**What is required**
Leaving out all pictures, copy exactly the lines from the one containing "Reproduce this chart with Chart.js." down to the one containing "const yTitleStarts = [603, 459, 428, 302, 198, 44];", both of them included.

** begin **

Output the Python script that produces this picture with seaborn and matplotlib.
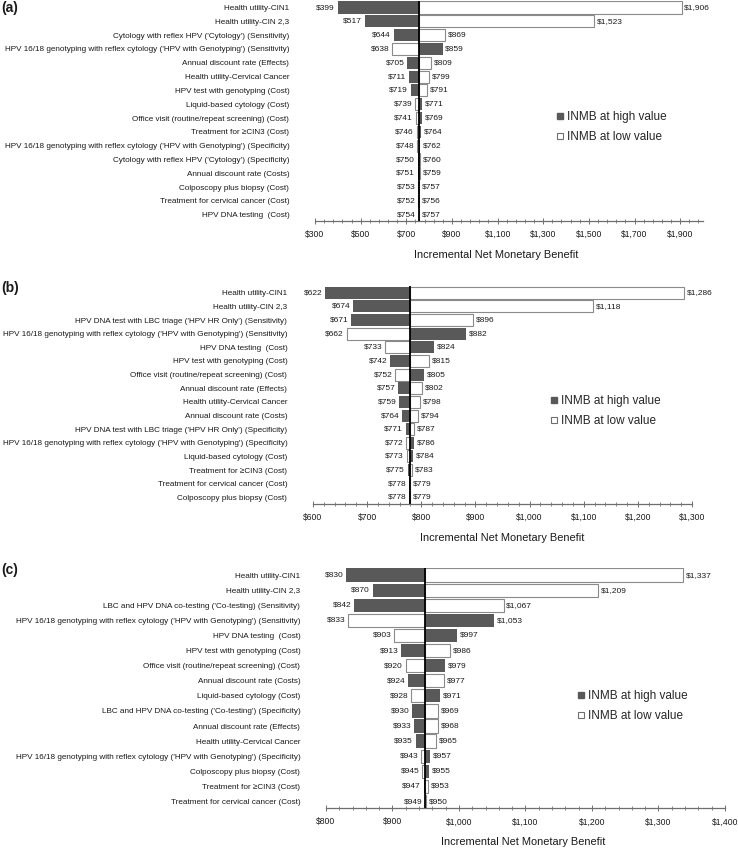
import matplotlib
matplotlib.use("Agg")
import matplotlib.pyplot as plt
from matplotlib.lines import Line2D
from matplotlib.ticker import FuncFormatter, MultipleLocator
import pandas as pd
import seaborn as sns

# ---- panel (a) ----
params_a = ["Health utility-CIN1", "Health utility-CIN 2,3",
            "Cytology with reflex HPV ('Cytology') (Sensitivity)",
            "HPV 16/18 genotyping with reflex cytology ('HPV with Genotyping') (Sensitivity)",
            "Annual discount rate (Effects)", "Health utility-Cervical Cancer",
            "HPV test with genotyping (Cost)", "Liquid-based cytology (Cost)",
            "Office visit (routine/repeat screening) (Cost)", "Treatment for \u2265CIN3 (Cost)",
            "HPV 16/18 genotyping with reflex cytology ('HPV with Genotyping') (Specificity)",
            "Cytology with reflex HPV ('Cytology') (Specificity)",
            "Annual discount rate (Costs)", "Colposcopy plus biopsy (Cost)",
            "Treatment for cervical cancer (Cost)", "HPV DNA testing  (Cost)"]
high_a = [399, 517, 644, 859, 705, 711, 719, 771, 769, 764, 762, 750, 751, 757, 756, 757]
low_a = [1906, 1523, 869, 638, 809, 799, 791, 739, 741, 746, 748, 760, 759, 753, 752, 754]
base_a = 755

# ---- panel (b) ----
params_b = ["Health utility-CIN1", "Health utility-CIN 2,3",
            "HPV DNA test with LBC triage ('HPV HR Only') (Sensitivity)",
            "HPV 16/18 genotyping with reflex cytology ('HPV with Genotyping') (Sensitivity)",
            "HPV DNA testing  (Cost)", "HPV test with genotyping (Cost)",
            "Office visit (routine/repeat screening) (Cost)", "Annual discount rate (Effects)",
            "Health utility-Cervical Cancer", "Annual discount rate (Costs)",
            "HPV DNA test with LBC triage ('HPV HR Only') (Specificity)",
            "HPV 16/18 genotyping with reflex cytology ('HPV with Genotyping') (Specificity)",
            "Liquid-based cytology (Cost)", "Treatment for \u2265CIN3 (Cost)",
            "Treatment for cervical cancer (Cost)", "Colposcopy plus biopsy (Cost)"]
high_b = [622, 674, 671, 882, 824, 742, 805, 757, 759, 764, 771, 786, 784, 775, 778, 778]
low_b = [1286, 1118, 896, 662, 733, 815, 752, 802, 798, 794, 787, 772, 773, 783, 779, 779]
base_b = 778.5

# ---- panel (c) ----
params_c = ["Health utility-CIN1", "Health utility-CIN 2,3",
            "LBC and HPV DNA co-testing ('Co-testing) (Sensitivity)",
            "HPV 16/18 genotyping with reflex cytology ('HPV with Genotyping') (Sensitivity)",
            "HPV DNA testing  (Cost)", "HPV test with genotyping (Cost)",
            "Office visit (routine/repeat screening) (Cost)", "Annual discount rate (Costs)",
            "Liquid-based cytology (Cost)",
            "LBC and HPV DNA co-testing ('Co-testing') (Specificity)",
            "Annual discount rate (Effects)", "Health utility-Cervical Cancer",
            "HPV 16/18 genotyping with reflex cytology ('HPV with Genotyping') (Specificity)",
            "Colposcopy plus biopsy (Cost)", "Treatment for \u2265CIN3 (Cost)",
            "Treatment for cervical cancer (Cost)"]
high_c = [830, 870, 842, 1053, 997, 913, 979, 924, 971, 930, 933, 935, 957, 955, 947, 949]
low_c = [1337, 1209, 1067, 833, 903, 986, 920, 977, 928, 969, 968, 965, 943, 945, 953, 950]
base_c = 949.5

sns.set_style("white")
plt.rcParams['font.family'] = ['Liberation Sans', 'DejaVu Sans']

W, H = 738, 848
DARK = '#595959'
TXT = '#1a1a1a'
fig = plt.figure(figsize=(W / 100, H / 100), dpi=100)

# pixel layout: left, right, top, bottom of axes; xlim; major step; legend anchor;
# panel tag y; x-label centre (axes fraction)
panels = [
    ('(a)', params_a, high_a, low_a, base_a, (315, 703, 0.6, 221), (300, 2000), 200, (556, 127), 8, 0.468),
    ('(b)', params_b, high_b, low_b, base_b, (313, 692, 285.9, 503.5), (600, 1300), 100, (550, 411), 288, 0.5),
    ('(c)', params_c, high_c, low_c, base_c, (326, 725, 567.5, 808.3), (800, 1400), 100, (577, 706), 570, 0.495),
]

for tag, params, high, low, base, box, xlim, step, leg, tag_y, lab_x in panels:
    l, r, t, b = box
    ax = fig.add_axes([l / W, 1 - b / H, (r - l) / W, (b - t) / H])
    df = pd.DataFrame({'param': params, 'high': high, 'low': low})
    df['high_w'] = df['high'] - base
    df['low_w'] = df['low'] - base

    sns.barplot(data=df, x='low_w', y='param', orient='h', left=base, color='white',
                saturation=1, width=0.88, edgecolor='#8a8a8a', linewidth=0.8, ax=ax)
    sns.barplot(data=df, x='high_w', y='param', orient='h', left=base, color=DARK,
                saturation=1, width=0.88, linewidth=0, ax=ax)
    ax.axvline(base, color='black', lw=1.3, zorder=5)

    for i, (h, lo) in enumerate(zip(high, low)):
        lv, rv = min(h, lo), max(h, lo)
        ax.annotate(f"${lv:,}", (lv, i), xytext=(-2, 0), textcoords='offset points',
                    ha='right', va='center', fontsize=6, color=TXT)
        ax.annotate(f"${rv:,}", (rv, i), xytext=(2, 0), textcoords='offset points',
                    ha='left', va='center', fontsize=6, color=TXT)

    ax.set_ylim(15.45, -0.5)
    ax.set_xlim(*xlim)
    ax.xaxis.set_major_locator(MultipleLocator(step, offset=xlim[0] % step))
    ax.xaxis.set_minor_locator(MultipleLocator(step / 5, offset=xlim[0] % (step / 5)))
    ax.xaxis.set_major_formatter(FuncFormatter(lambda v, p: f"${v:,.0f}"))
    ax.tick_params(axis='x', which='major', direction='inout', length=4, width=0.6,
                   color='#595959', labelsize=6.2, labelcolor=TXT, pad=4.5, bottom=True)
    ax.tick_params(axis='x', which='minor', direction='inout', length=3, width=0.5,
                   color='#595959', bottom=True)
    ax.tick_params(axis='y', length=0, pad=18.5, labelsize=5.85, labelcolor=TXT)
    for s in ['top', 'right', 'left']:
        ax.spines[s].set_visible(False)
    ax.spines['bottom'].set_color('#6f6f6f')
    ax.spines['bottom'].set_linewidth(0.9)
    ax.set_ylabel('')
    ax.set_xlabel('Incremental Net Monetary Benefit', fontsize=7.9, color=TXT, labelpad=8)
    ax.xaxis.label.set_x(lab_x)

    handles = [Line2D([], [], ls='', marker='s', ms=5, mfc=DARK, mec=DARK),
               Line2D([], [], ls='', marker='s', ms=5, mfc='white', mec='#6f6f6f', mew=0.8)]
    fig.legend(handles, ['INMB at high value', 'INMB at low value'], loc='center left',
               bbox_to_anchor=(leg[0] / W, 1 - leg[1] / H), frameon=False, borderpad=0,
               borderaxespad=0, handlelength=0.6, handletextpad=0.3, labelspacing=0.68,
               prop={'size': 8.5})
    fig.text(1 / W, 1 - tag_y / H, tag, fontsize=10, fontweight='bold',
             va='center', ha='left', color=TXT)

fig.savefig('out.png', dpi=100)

** end **
** begin **

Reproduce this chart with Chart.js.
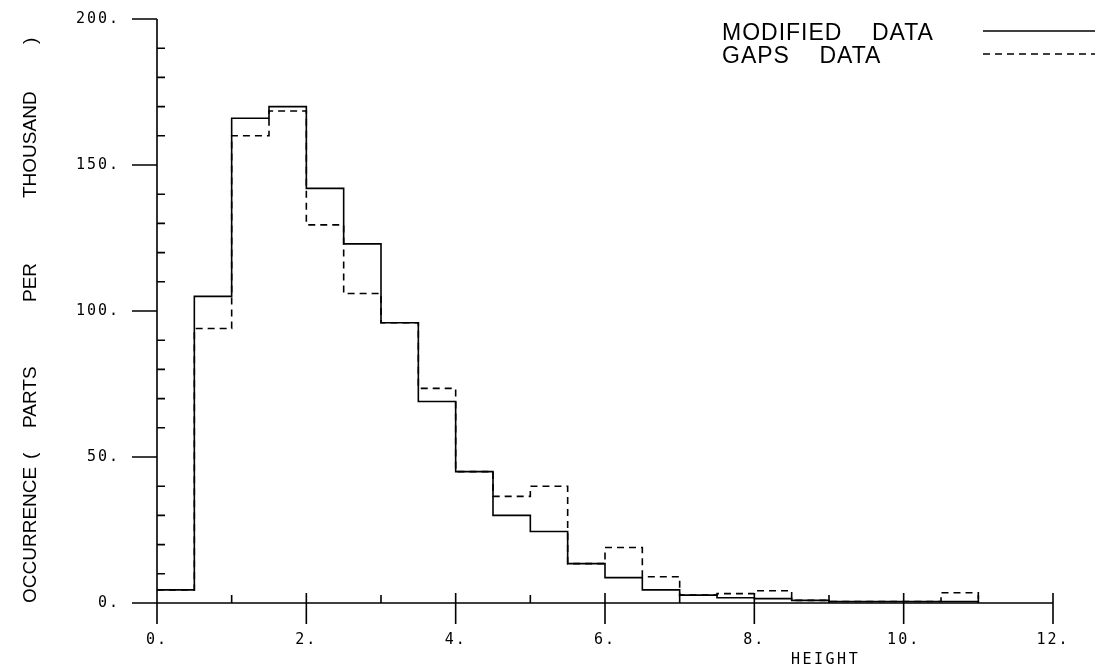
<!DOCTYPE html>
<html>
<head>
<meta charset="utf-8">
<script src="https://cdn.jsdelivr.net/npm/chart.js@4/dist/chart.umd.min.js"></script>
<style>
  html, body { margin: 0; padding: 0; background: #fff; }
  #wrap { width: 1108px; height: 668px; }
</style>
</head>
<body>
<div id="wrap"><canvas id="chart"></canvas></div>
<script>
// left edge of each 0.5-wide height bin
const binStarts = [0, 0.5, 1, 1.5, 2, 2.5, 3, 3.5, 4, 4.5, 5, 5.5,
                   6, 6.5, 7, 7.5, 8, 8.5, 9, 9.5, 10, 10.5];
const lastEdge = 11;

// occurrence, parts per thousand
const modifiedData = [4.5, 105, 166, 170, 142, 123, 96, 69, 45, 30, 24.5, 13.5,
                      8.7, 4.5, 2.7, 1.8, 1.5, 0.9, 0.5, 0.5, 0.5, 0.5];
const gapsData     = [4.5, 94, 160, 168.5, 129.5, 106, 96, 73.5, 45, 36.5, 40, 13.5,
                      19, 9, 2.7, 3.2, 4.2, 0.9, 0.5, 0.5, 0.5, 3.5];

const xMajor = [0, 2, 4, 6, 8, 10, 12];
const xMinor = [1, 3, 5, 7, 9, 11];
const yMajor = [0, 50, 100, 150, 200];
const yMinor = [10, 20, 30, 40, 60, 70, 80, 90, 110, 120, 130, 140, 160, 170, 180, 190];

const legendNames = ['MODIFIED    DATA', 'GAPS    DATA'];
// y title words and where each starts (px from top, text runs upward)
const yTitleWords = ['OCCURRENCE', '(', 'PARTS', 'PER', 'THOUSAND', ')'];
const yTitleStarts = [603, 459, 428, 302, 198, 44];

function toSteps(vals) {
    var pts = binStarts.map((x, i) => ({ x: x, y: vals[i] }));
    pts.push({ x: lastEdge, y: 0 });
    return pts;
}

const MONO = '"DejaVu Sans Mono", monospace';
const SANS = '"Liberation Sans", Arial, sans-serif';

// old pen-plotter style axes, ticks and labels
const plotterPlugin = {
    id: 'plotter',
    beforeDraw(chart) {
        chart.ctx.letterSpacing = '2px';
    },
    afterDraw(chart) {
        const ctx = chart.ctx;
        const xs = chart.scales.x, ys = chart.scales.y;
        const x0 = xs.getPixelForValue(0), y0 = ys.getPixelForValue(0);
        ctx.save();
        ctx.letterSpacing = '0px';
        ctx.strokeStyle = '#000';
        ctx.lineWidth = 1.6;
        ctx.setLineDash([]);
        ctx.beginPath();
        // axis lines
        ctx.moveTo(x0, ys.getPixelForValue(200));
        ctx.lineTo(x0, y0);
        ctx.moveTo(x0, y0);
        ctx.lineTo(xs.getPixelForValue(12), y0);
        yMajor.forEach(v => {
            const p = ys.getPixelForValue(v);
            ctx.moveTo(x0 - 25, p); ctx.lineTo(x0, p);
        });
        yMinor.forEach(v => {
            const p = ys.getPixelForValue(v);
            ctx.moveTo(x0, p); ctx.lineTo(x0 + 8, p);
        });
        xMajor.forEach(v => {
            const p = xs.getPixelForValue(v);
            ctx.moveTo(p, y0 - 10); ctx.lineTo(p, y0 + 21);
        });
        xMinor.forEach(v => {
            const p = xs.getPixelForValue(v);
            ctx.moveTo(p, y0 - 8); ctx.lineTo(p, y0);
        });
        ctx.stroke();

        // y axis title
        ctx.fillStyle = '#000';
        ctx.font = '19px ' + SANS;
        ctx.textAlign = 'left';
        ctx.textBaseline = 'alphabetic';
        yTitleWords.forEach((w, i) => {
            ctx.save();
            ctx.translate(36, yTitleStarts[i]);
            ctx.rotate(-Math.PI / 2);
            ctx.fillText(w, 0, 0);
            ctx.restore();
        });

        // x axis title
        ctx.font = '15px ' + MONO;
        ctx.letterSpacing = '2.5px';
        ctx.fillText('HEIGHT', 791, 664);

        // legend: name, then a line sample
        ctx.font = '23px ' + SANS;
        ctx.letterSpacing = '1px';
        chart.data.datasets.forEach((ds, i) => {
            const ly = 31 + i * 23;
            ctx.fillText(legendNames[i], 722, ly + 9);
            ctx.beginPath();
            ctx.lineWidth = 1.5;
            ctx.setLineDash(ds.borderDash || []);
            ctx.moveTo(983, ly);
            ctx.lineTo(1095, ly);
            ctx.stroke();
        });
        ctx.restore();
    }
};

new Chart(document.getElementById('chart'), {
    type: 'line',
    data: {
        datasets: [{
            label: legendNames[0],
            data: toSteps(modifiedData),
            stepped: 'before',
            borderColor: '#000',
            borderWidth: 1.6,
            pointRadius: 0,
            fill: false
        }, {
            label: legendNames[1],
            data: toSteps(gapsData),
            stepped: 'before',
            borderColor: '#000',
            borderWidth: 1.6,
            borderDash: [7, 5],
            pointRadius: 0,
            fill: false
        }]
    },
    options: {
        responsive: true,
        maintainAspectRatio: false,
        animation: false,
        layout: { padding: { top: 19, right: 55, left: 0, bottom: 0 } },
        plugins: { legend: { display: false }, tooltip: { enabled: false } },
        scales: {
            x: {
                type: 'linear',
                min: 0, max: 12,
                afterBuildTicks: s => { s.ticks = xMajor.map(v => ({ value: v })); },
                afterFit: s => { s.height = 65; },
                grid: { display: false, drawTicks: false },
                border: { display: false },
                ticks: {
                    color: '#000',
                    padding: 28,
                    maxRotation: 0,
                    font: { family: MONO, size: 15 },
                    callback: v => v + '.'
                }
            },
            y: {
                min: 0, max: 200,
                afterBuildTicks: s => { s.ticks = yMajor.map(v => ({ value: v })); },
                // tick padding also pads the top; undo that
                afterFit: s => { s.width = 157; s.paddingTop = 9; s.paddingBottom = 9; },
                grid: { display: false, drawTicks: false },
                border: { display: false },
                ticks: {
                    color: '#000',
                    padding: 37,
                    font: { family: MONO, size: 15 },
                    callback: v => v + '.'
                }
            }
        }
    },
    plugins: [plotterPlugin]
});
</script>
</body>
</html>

** end **

**Solution**
Reproduce this chart with Chart.js.
<!DOCTYPE html>
<html>
<head>
<meta charset="utf-8">
<script src="https://cdn.jsdelivr.net/npm/chart.js@4/dist/chart.umd.min.js"></script>
<style>
  html, body { margin: 0; padding: 0; background: #fff; }
  #wrap { width: 1108px; height: 668px; }
</style>
</head>
<body>
<div id="wrap"><canvas id="chart"></canvas></div>
<script>
// left edge of each 0.5-wide height bin
const binStarts = [0, 0.5, 1, 1.5, 2, 2.5, 3, 3.5, 4, 4.5, 5, 5.5,
                   6, 6.5, 7, 7.5, 8, 8.5, 9, 9.5, 10, 10.5];
const lastEdge = 11;

// occurrence, parts per thousand
const modifiedData = [4.5, 105, 166, 170, 142, 123, 96, 69, 45, 30, 24.5, 13.5,
                      8.7, 4.5, 2.7, 1.8, 1.5, 0.9, 0.5, 0.5, 0.5, 0.5];
const gapsData     = [4.5, 94, 160, 168.5, 129.5, 106, 96, 73.5, 45, 36.5, 40, 13.5,
                      19, 9, 2.7, 3.2, 4.2, 0.9, 0.5, 0.5, 0.5, 3.5];

const xMajor = [0, 2, 4, 6, 8, 10, 12];
const xMinor = [1, 3, 5, 7, 9, 11];
const yMajor = [0, 50, 100, 150, 200];
const yMinor = [10, 20, 30, 40, 60, 70, 80, 90, 110, 120, 130, 140, 160, 170, 180, 190];

const legendNames = ['MODIFIED    DATA', 'GAPS    DATA'];
// y title words and where each starts (px from top, text runs upward)
const yTitleWords = ['OCCURRENCE', '(', 'PARTS', 'PER', 'THOUSAND', ')'];
const yTitleStarts = [603, 459, 428, 302, 198, 44];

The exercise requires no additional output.